The book starts the historical treatment of god from upper Palaeolithic cave paintings produced by pre-historic people over 40,000 years ago. How god got human form and traits has been analysed from various angles through the neolithic and when modern religions become prominent during the historical past. From polytheism, the journey continues to monotheism and pantheism. Reza Aslan profoundly influenced by Sufi branch of Islam arrives at dehumanisation of god in monism that sees the problem of “one and the many” in a new light.

This book is a remarkable testament to the creative writing, a good example of how to present the dry topic of god and religion refreshingly. Many may not agree with Reza Aslan, but detailed end-notes support all conclusions. In fact, almost half the book is made up of references and footnotes. Therefore, this book is an excellent reference source for experts and laypeople alike.

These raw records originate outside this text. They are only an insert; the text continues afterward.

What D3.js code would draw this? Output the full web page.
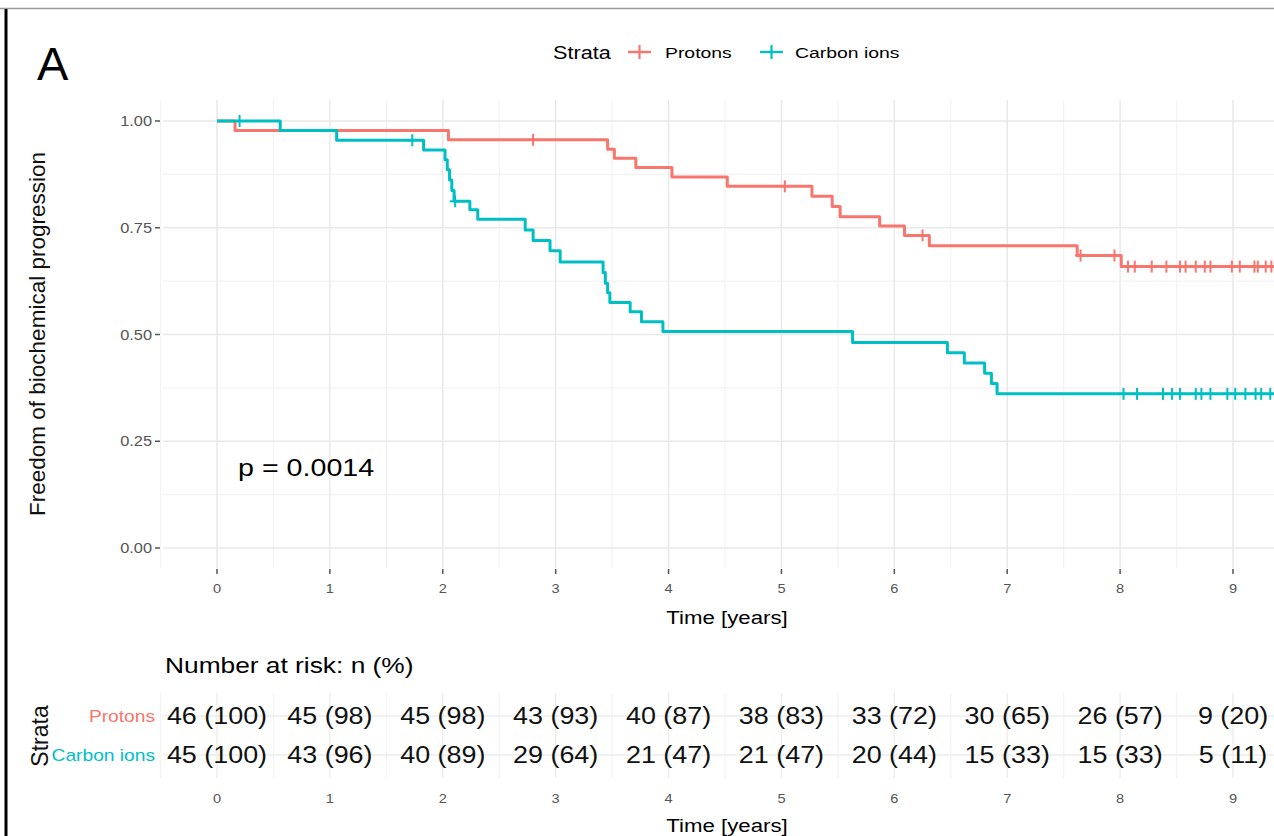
<!DOCTYPE html>
<html>
<head>
<meta charset="utf-8">
<script src="https://cdn.jsdelivr.net/npm/d3@7"></script>
<style>
  html, body { margin: 0; padding: 0; background: #fff; }
  svg { display: block; }
  text { font-family: "Liberation Sans", Arial, sans-serif; }
</style>
</head>
<body>
<svg id="chart" width="1274" height="836"></svg>
<script>
// ---- Kaplan-Meier step data (time in years, survival probability) ----
const protonTime = [0, 0.16, 2.05, 3.46, 3.52, 3.71, 4.03, 4.52, 5.27, 5.45, 5.52, 5.87, 6.09, 6.31, 7.62, 8.01, 10.0];
const protonSurv = [1, 0.978, 0.956, 0.934, 0.913, 0.891, 0.869, 0.847, 0.824, 0.800, 0.776, 0.754, 0.732, 0.708, 0.685, 0.659, 0.659];
const protonCensor = [2.80, 5.03, 6.25, 7.65, 7.95, 8.07, 8.13, 8.28, 8.41, 8.53, 8.58, 8.67, 8.75, 8.80, 8.99, 9.06, 9.19, 9.22, 9.29, 9.34];

const carbonTime = [0, 0.56, 1.06, 1.83, 2.02, 2.04, 2.06, 2.08, 2.10, 2.24, 2.31, 2.73, 2.80, 2.95, 3.04, 3.42, 3.44, 3.46, 3.48, 3.66, 3.76, 3.95, 5.63, 6.47, 6.62, 6.80, 6.86, 6.91, 10.0];
const carbonSurv = [1, 0.978, 0.955, 0.932, 0.909, 0.886, 0.862, 0.837, 0.812, 0.792, 0.770, 0.745, 0.720, 0.696, 0.670, 0.645, 0.620, 0.598, 0.575, 0.553, 0.530, 0.507, 0.481, 0.457, 0.433, 0.409, 0.385, 0.361, 0.361];
const carbonCensor = [0.20, 1.73, 2.11, 8.03, 8.15, 8.38, 8.46, 8.53, 8.67, 8.72, 8.80, 8.95, 9.02, 9.11, 9.20, 9.25, 9.33];

// ---- Axis ticks ----
const xTicks = [0, 1, 2, 3, 4, 5, 6, 7, 8, 9];
const yTicks = [0, 0.25, 0.5, 0.75, 1];
const yTickLabels = ["0.00", "0.25", "0.50", "0.75", "1.00"];

// ---- Number at risk table ----
const strataNames = ["Protons", "Carbon ions"];
const strataColors = ["#F8766D", "#00BFC4"];
const riskTimes = [0, 1, 2, 3, 4, 5, 6, 7, 8, 9];
const protonN = [46, 45, 45, 43, 40, 38, 33, 30, 26, 9];
const protonPct = [100, 98, 98, 93, 87, 83, 72, 65, 57, 20];
const carbonN = [45, 43, 40, 29, 21, 21, 20, 15, 15, 5];
const carbonPct = [100, 96, 89, 64, 47, 47, 44, 33, 33, 11];

const pValueText = "p = 0.0014";

// ---- Setup ----
const svg = d3.select("#chart");
const W = 1274, H = 836;
const SX = 1.17; // horizontal text stretch

function stext(g, x, y, str, opts) {
  opts = opts || {};
  const t = g.append("text")
    .attr("transform", `translate(${x},${y}) scale(${opts.sx || SX},1)`)
    .attr("font-size", opts.size || 14)
    .attr("fill", opts.fill || "#000")
    .attr("text-anchor", opts.anchor || "start")
    .text(str);
  return t;
}

// frame lines
svg.append("line").attr("x1", 0).attr("x2", W).attr("y1", 8.5).attr("y2", 8.5)
  .attr("stroke", "#9a9a9a").attr("stroke-width", 1.5);
svg.append("line").attr("x1", 6).attr("x2", 6).attr("y1", 9).attr("y2", H)
  .attr("stroke", "#000").attr("stroke-width", 3);

const x = d3.scaleLinear().domain([0, 9]).range([217, 1233]);
const y = d3.scaleLinear().domain([0, 1]).range([548, 121]);

const panel = { left: 163, right: W, top: 100, bottom: 568 };

// clip
svg.append("defs").append("clipPath").attr("id", "clipMain")
  .append("rect").attr("x", panel.left).attr("y", panel.top)
  .attr("width", panel.right - panel.left).attr("height", panel.bottom - panel.top);

const gridG = svg.append("g");
// minor grid
const xMinor = d3.range(-0.5, 10.5, 1);
const yMinor = d3.range(0.125, 1, 0.25);
gridG.selectAll(".vxm").data(xMinor).join("line")
  .attr("x1", d => x(d)).attr("x2", d => x(d))
  .attr("y1", panel.top).attr("y2", panel.bottom)
  .attr("stroke", "#f3f3f3").attr("stroke-width", 1.2);
gridG.selectAll(".hym").data(yMinor).join("line")
  .attr("x1", panel.left).attr("x2", panel.right)
  .attr("y1", d => y(d)).attr("y2", d => y(d))
  .attr("stroke", "#f3f3f3").attr("stroke-width", 1.2);
// major grid
gridG.selectAll(".vx").data(d3.range(0, 11)).join("line")
  .attr("x1", d => x(d)).attr("x2", d => x(d))
  .attr("y1", panel.top).attr("y2", panel.bottom)
  .attr("stroke", "#e9e9e9").attr("stroke-width", 1.5);
gridG.selectAll(".hy").data(yTicks).join("line")
  .attr("x1", panel.left).attr("x2", panel.right)
  .attr("y1", d => y(d)).attr("y2", d => y(d))
  .attr("stroke", "#e9e9e9").attr("stroke-width", 1.5);

// y axis ticks and labels
const yAxisG = svg.append("g");
yTicks.forEach((v, i) => {
  yAxisG.append("line").attr("x1", 155).attr("x2", 160).attr("y1", y(v)).attr("y2", y(v))
    .attr("stroke", "#555").attr("stroke-width", 1.5);
  stext(yAxisG, 152, y(v) + 5, yTickLabels[i], { size: 14, fill: "#555", anchor: "end" });
});
// x axis ticks and labels
const xAxisG = svg.append("g");
xTicks.forEach(v => {
  xAxisG.append("line").attr("x1", x(v)).attr("x2", x(v)).attr("y1", 569).attr("y2", 574)
    .attr("stroke", "#555").attr("stroke-width", 1.5);
  stext(xAxisG, x(v), 593, String(v), { size: 12.5, fill: "#555", anchor: "middle" });
});

// axis titles
stext(svg, 727, 624, "Time [years]", { size: 19, anchor: "middle" });
svg.append("text")
  .attr("transform", `translate(45,334) rotate(-90)`)
  .attr("font-size", 22.5).attr("text-anchor", "middle")
  .attr("fill", "#111")
  .text("Freedom of biochemical progression");

// curves
const line = d3.line().x(d => x(d[0])).y(d => y(d[1])).curve(d3.curveStepAfter);
const curvesG = svg.append("g").attr("clip-path", "url(#clipMain)");

function survAt(times, surv, t) {
  let v = surv[0];
  for (let i = 0; i < times.length; i++) { if (times[i] <= t) v = surv[i]; }
  return v;
}

const series = [
  { name: strataNames[0], color: strataColors[0], t: protonTime, s: protonSurv, c: protonCensor },
  { name: strataNames[1], color: strataColors[1], t: carbonTime, s: carbonSurv, c: carbonCensor }
];

series.forEach(sr => {
  const pts = sr.t.map((t, i) => [t, sr.s[i]]);
  curvesG.append("path").datum(pts)
    .attr("d", line).attr("fill", "none")
    .attr("stroke", sr.color).attr("stroke-width", 3)
    .attr("stroke-linejoin", "round");
  const cg = curvesG.append("g");
  sr.c.forEach(ct => {
    const cx = x(ct), cy = y(survAt(sr.t, sr.s, ct));
    cg.append("line").attr("x1", cx).attr("x2", cx).attr("y1", cy - 6).attr("y2", cy + 6)
      .attr("stroke", sr.color).attr("stroke-width", 2);
    cg.append("line").attr("x1", cx - 5.5).attr("x2", cx + 5.5).attr("y1", cy).attr("y2", cy)
      .attr("stroke", sr.color).attr("stroke-width", 2);
  });
});

// p-value
stext(svg, 238, 476, pValueText, { size: 24.5 });

// panel letter
svg.append("text").attr("x", 37).attr("y", 80).attr("font-size", 47)
  .attr("fill", "#000").text("A");

// legend
const legG = svg.append("g");
stext(legG, 553, 59, "Strata", { size: 18.5 });
const legItems = [
  { x0: 628, tx: 665, i: 0 },
  { x0: 760, tx: 795, i: 1 }
];
legItems.forEach(li => {
  const c = strataColors[li.i];
  legG.append("line").attr("x1", li.x0).attr("x2", li.x0 + 23).attr("y1", 52).attr("y2", 52)
    .attr("stroke", c).attr("stroke-width", 2.4);
  legG.append("line").attr("x1", li.x0 + 11.5).attr("x2", li.x0 + 11.5).attr("y1", 45).attr("y2", 59)
    .attr("stroke", c).attr("stroke-width", 2.2);
  stext(legG, li.tx, 58, strataNames[li.i], { size: 15.5, sx: 1.25 });
});

// ---- Risk table ----
stext(svg, 165, 673, "Number at risk: n (%)", { size: 22.5 });

const rowY = [716, 755];
const riskTop = 693, riskBottom = 778;
const riskGrid = svg.append("g");
d3.range(-0.5, 10.5, 0.5).forEach(v => {
  riskGrid.append("line").attr("x1", x(v)).attr("x2", x(v)).attr("y1", riskTop).attr("y2", riskBottom)
    .attr("stroke", Number.isInteger(v) ? "#ececec" : "#f4f4f4").attr("stroke-width", 1.3);
});
rowY.forEach(ry => {
  riskGrid.append("line").attr("x1", panel.left).attr("x2", W).attr("y1", ry).attr("y2", ry)
    .attr("stroke", "#ececec").attr("stroke-width", 1.3);
});

const riskRows = [
  { n: protonN, p: protonPct },
  { n: carbonN, p: carbonPct }
];
riskRows.forEach((r, ri) => {
  stext(svg, 155, rowY[ri] + 6, strataNames[ri], { size: 16, fill: strataColors[ri], anchor: "end", sx: 1.2 });
  riskTimes.forEach((t, i) => {
    stext(svg, x(t), rowY[ri] + 8, `${r.n[i]} (${r.p[i]})`, { size: 23, anchor: "middle", fill: "#111" });
  });
});
svg.append("text").attr("transform", "translate(48,736) rotate(-90)")
  .attr("font-size", 23).attr("text-anchor", "middle").attr("fill", "#111").text("Strata");

riskTimes.forEach(t => {
  stext(svg, x(t), 803, String(t), { size: 12.5, fill: "#555", anchor: "middle" });
});
stext(svg, 727, 832, "Time [years]", { size: 19, anchor: "middle" });
</script>
</body>
</html>
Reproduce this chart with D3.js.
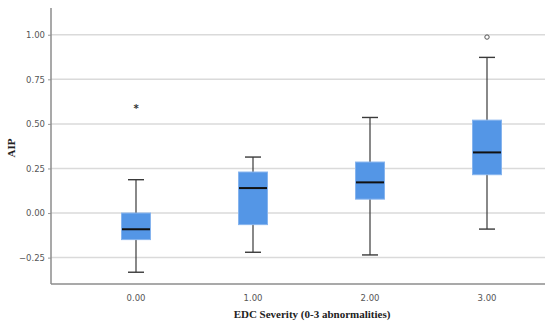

The only drawback is the traditional geographical treatment of the subject, the near middle east and Europe entered view. There is a little examination of the rich ethnographic sources of information. Eastern “dharmic” regions viewpoint, including “god-less”religions of India and China, are relegated to the footnotes. There were many god-denying religions, living and dead, some of them drawing from the shamanic Palaeolithic past which was ignored in this book. The analysis could have been improved if a more balanced treatment of the eastern religions could have been included.